Raggedy Rose (1926)
6/10
Reaching the end of her tether, Mabel makes an appeal for sympathy
10 February 2005
Mabel Normand is remembered primarily for the short films she made for Mack Sennett's Keystone Studio between 1912 and 1916, dozens of simple, frenetic, freewheeling slapstick comedies that made her the most popular comedienne on the screen. Her costars included Charlie Chaplin, Roscoe Arbuckle, and Ford Sterling, and she also directed many of her own vehicles. Even today, just about everyone interested in film comedy has seen at least clips of Mabel's work. Film buffs who have read about her also know that Mabel's life was a deeply troubled one. Her romance with Sennett went sour, and by the early 1920s she was mired in scandal and plagued with health problems. She was drinking heavily and, by most accounts, abusing other substances as well.

Mabel left Hollywood in 1924 to try her luck on the Broadway stage, but when her show flopped she returned to California and attempted a comeback in the movies, this time at the studio of Sennett's number one rival, Hal Roach. Raggedy Rose was the first of Mabel's new comedies for Roach. The surviving version is a featurette running just under an hour, although it was planned as a somewhat longer film. It was co-scripted by Stan Laurel, who also served as assistant director, and features two supporting players who would soon become familiar faces in Laurel & Hardy comedies, James Finlayson and Anita Garvin. (It's said that Oliver Hardy was originally slated to appear as well, but had to drop out of the cast as the result of a household injury.) Mabel's longtime colleague Richard Jones, director of her biggest success, the 1918 feature Mickey, was also involved in the project as a supervisor. All the ingredients were in place for a triumphant comeback.

On my first look I hoped that Raggedy Rose would be a smashing success, an unjustly forgotten gem of silent comedy, but while it's pleasant and moderately engaging, I have to say I was disappointed. Viewers unfamiliar with Mabel's Keystone work might well wonder what her reputation was based on, given the evidence here. To be fair, it seems as though the filmmakers were attempting something a little different from the raucous farces of earlier days, playing the leading lady for audience sympathy in a way that her Sennett films never had. (Perhaps this was a strategic response to the ugly publicity that had dogged Mabel for years; there may have been genuine concern that audiences had turned against her.) Our introduction to Rose herself kicks things off on a rather sticky note when we're told that "Everything in her life had been second hand -- Even the sunshine." There is much emphasis on Rose's lowly state despite her hard work and unfailing cheer. Rose is employed by a penny-pinching junk dealer who works her like a mule. Her outfits, befitting her nickname, are raggedy, and we're given scene after scene of Rose sorting enormous piles of second-hand clothing while dreaming of a better life.
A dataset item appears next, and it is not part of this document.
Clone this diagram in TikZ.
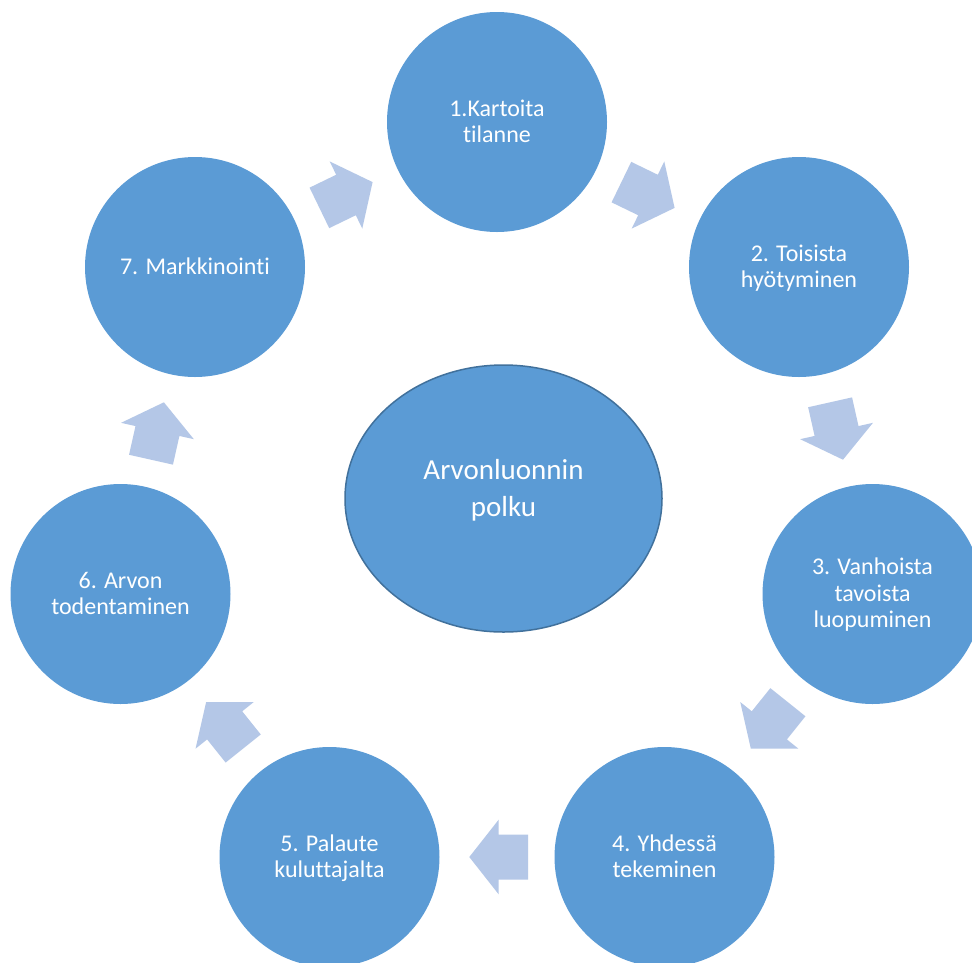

Rose's poverty is underlined by the joy she displays when she finds a forgotten dime in a pair of pants -- although the dime is quickly seized by her grasping employer.

In short, it seems that Mabel is going for pathos in a big way, and while there's nothing exactly wrong with that, real comedy is in short supply in her scenes. Her best moment is a brief, poignant fantasy sequence in which she imagines herself in a beautiful dress, dancing with a handsome suitor. Meanwhile, most of the laughs in Raggedy Rose are supplied by Jimmy Finlayson's characteristic mugging, and by Anita Garvin's enjoyably bitchy turn as Rose's rival. It's Garvin who, rather surprisingly, is given the film's closing gag, the biggest laugh in the entire movie. Perhaps Mabel was no longer capable of handling the more demanding physical comedy. She looks puffy-faced and heavily powdered here, almost resembling Harry Langdon at times. It's been reported that during much of Mabel's stay at the Roach Studio she was seriously ill with pneumonia. (She would die of tuberculosis less than four years later.) Thus it's sadly ironic that she spends the last portion of this film in bed wearing pajamas, faking illness.

On the surface anyway, Raggedy Rose is a fairly pleasant, interesting comedy, certainly worth the time of any silent film buff, but unfortunately it is a movie haunted by the ongoing tragedy of its star performer. Mabel Normand is sympathetic and appealing in Raggedy Rose, but when the film is over we're forced to conclude that her best work was already behind her.